The preference pattern among diaspora buyers is also shifting the geography of Nairobi's development pipeline. High-net-worth diaspora investors are increasingly opting for low-density developments, detached homes and larger suburban plots in areas like Tatu City, Karen, Runda and the expanding satellite towns of Ruiru, Kitengela, Juja and Syokimau. These locations offer what the diaspora buyer, often returning mentally if not yet physically, actually wants: space, security, infrastructure and a sense of community that dense Nairobi apartment blocks have not always delivered.

Property sale prices across Nairobi rose 8.2 percent year on year in 2025, driven largely by demand in the detached housing and suburban land segments. That growth sits alongside a softening in high-end rental markets in Gigiri, Karen and Muthaiga, where reduced corporate leasing and expatriate downsizing have created oversupply. The two trends together suggest a market increasingly shaped by owner-occupiers and long-term investors rather than speculative rental plays.

Mortgage rates lingering between 14 and 16 percent continue to squeeze local buyers, pushing the market further toward cash and installment purchases. For the diaspora buyer earning in hard currency, the mortgage question barely applies. They are among the few segments in the market operating outside the constraints that is blocking everyone else.

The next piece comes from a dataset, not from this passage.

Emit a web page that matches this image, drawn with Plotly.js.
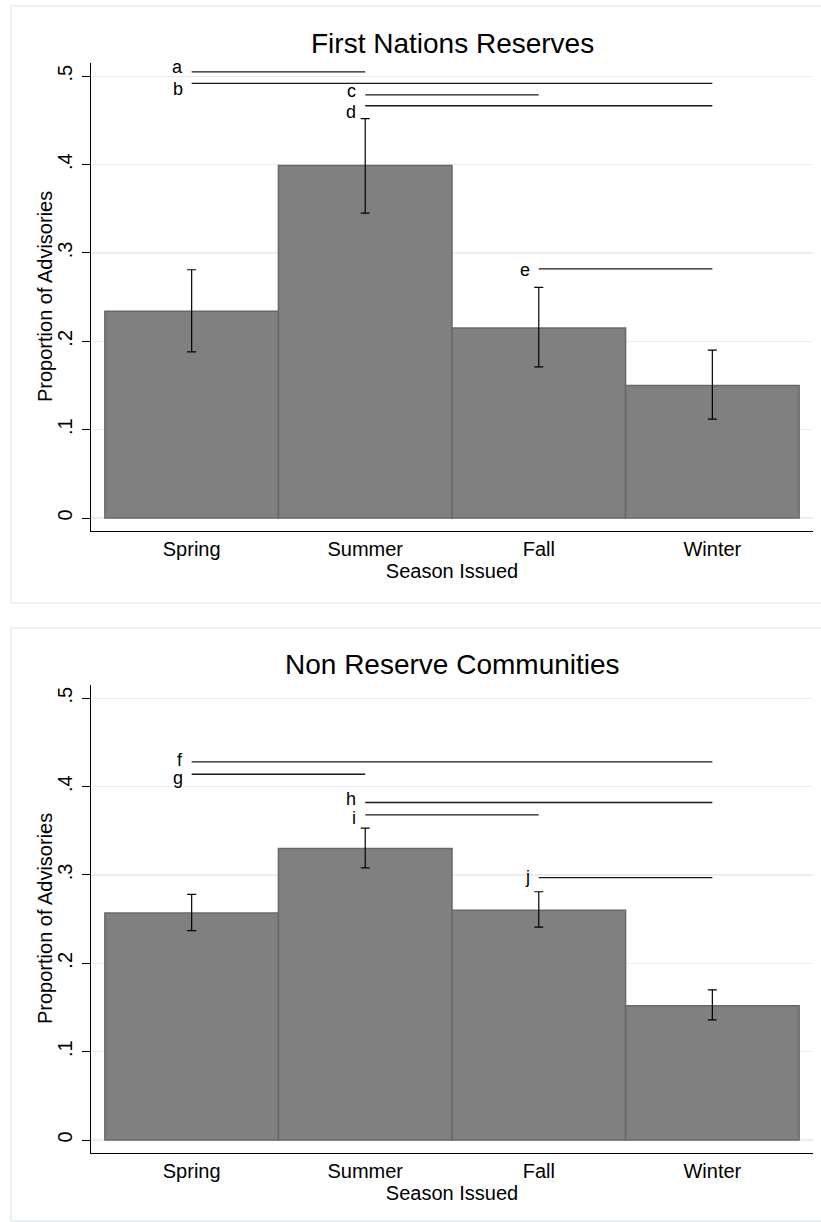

The ArdhiSasa platform, Kenya's digital land registry, processed the majority of Greater Nairobi land transactions digitally by the end of 2025, a reform that has directly reduced the friction of buying from abroad. Title searches, transfers and land rent payments that previously required physical presence can now be completed remotely. That single infrastructure change has made the diaspora buyer more viable and more dominant than at any previous point in Kenya's property history.

For developers still designing primarily for the local salaried professional, the risk is being left behind by a buyer who has better currency, better digital access and a stronger long-term attachment to the asset than almost anyone else in the market.